For instance, 55% of Asian American students qualified this year, compared to 45% in the 2019-20 school year. But just 11% of Black students met the qualifications, up from 7% the year before. 

White students increased their qualification rates from 27% to 37% from last year to this year, while the percentage of qualified Latino students rose from 8% to 14%. The rate for multiracial students went from 17% to just under 20%. 

Because there are so many more Black and Latino students than white and Asian American ones in the system, the overall pool actually grew somewhat more diverse under this year’s revised system. Still, “the increases in qualification rates did not benefit all students equally,” the report said, concluding:  “The district has identified disproportionality in qualification levels as an area of urgent focus [in an effort to] address root causes of inequity in educational opportunities.” 

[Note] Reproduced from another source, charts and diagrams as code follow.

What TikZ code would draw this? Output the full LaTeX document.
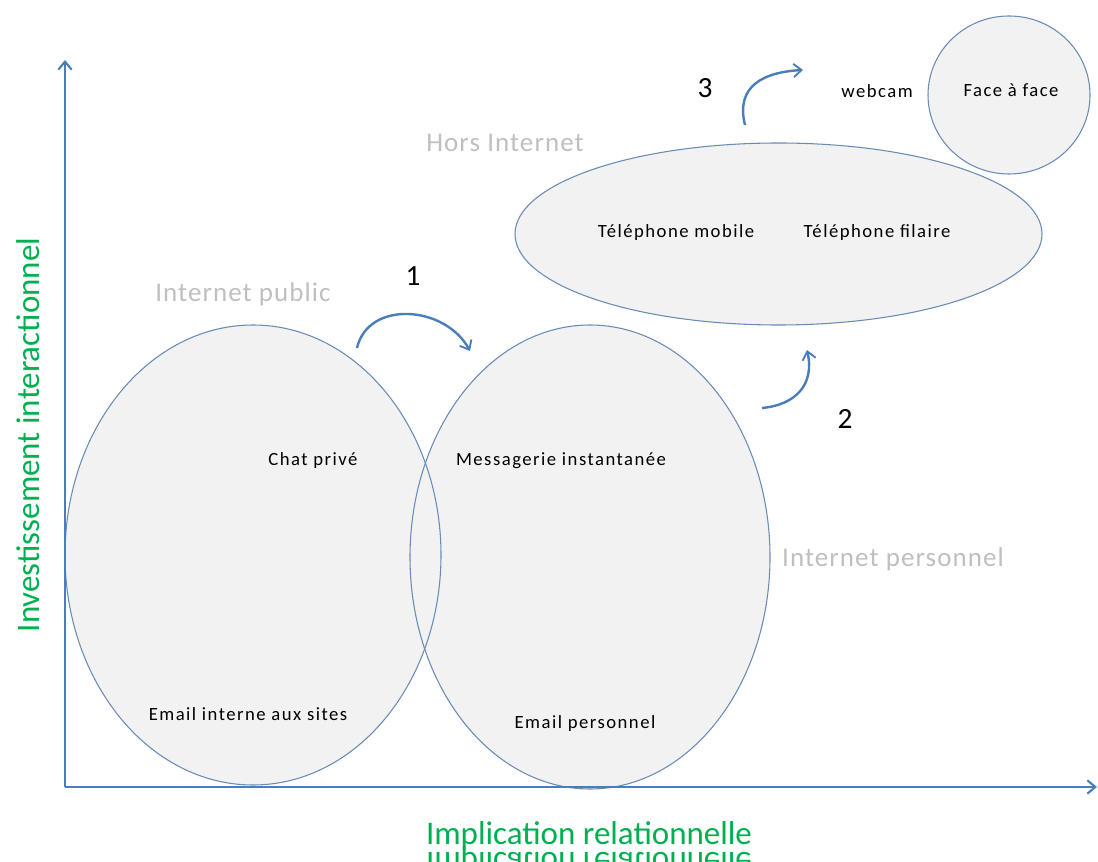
\documentclass[tikz,border=0pt]{standalone}
\usepackage{fontspec}
\setmainfont{Carlito}
\newfontfamily\smallspaced[LetterSpace=8]{Carlito}
\newfontfamily\grayspaced[LetterSpace=4]{Carlito}
\usetikzlibrary{arrows.meta}
\definecolor{axisblue}{HTML}{4A7EBB}
\definecolor{ellfill}{HTML}{F2F2F2}
\definecolor{elledge}{HTML}{6A8BB5}
\definecolor{labgreen}{HTML}{00B050}
\definecolor{labgray}{HTML}{BFBFBF}
\tikzset{
  zone/.style={fill=ellfill},
  zoneedge/.style={draw=elledge, line width=0.8pt},
  axisline/.style={draw=axisblue, line width=2.2pt, -{Straight Barb[length=6pt,width=10pt,line width=1.6pt]}},
  curvearrow/.style={draw=axisblue, line width=1.8pt, -{Straight Barb[length=6pt,width=10pt,line width=1.4pt]}},
  item/.style={font=\smallspaced\fontsize{14}{16}\selectfont, text=black, anchor=base, inner sep=0pt},
  zonelabel/.style={font=\grayspaced\fontsize{20.25}{24}\selectfont, text=labgray, anchor=base, inner sep=0pt},
  axislabel/.style={font=\fontsize{24.75}{28}\selectfont, text=labgreen, inner sep=0pt},
  stepnumber/.style={font=\fontsize{22}{24}\selectfont, text=black, anchor=base, inner sep=0pt}
}
\begin{document}
\begin{tikzpicture}[x=0.75pt,y=-0.75pt]
\useasboundingbox (0,0) rectangle (1098,862);
\clip (0,0) rectangle (1098,862);
% zones (fills first, then outlines)
\path[zone] (253,555) ellipse [x radius=188, y radius=230];
\path[zone] (590,557) ellipse [x radius=180, y radius=232];
\path[zone] (778.5,234) ellipse [x radius=263.5, y radius=91];
\path[zone] (1009,95) ellipse [x radius=81, y radius=79];
\path[zoneedge] (253,555) ellipse [x radius=188, y radius=230];
\path[zoneedge] (590,557) ellipse [x radius=180, y radius=232];
\path[zoneedge] (778.5,234) ellipse [x radius=263.5, y radius=91];
\path[zoneedge] (1009,95) ellipse [x radius=81, y radius=79];
% axes
\coordinate (O) at (65,787);
\coordinate (ytop) at (65,60);
\coordinate (xend) at (1097,787);
\path[axisline] (O) -- (ytop);
\path[axisline] (O) -- (xend);
% axis labels
\node[axislabel, rotate=90] (ylab) at (28,435) {Investissement interactionnel};
\node[axislabel, anchor=base] (xlab) at (589,844) {Implication relationnelle};
\node[axislabel, anchor=base, yscale=-1, transform shape] (xlabrefl) at (589,852) {Implication relationnelle};
% zone labels
\node[zonelabel] (hors) at (505,152) {Hors Internet};
\node[zonelabel] (public) at (243,302) {Internet public};
\node[zonelabel] (perso) at (893,566) {Internet personnel};
% items
\node[item] (chat) at (313,465) {Chat privé};
\node[item] (msg) at (561,465) {Messagerie instantanée};
\node[item] (emailint) at (248,720) {Email interne aux sites};
\node[item] (emailperso) at (585,728) {Email personnel};
\node[item] (telmob) at (676,238) {Téléphone mobile};
\node[item] (telfil) at (877,238) {Téléphone filaire};
\node[item] (face) at (1011,97) {Face à face};
\node[item] (webcam) at (877,98) {webcam};
% step numbers
\node[stepnumber] (n1) at (413,286) {1};
\node[stepnumber] (n2) at (845,428) {2};
\node[stepnumber] (n3) at (705,98) {3};
% curved arrows
\coordinate (a1s) at (357,348);
\coordinate (a1e) at (470,351);
\path[curvearrow] (a1s) .. controls (368,300) and (445,305) .. (a1e);
\coordinate (a2s) at (762,408);
\coordinate (a2e) at (807,350);
\path[curvearrow] (a2s) .. controls (795,405) and (815,385) .. (a2e);
\coordinate (a3s) at (745,125);
\coordinate (a3e) at (803,70);
\path[curvearrow] (a3s) .. controls (735,85) and (765,72) .. (a3e);
\end{tikzpicture}
\end{document}
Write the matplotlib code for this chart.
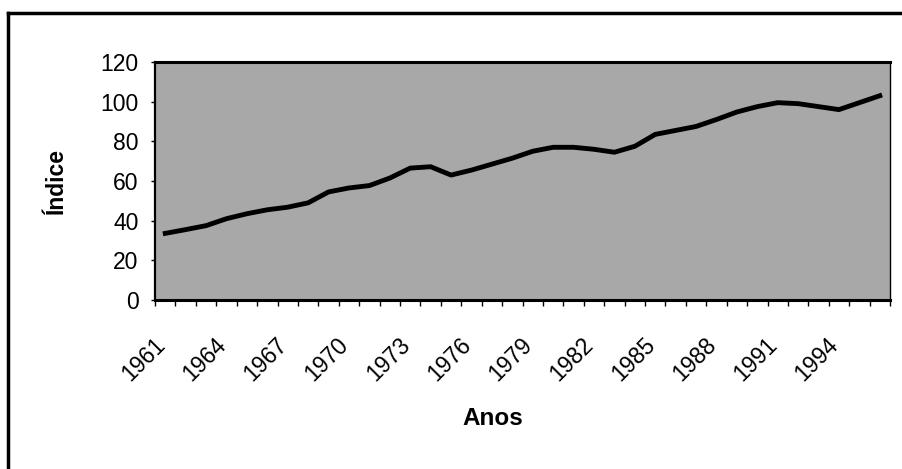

And the data show that even with the changed admissions requirement, little progress was made toward the goal of diversifying the enrollment at the district’s two most sought after  schools, Central and Masterman. 

Central’s enrollment this past year was 20% Black and 8% Latino, but among the district eighth grade students who have decided to attend Central for ninth grade next year, 14% are Black and 4% are Latino. Those percentages do not account for private and charter school students admitted to Central, who make up about one-third of the incoming ninth grade class, so they could go up.

At Masterman, where all but two of the admitted students come from within the district — usually Masterman middle school — the next class is 36% white, 32% Asian American, 14% Black, 9% Latino, and 9% multiracial. 

The inequities go beyond the numbers. The racial reckoning of the past year ignited by George Floyd’s murder at the hands of a Minneapolis police officer also forced a close look at the practices and atmosphere at the two schools.

In July, there was a leak of racist and sexist messages exchanged by some male students. Black alumni began pouring out their experiences with racism and issued statements demanding change — including an overhaul of the admissions process to admit more students of color — which the principals and the district agreed to consider. Many Masterman and Central faculty endorsed the calls for change.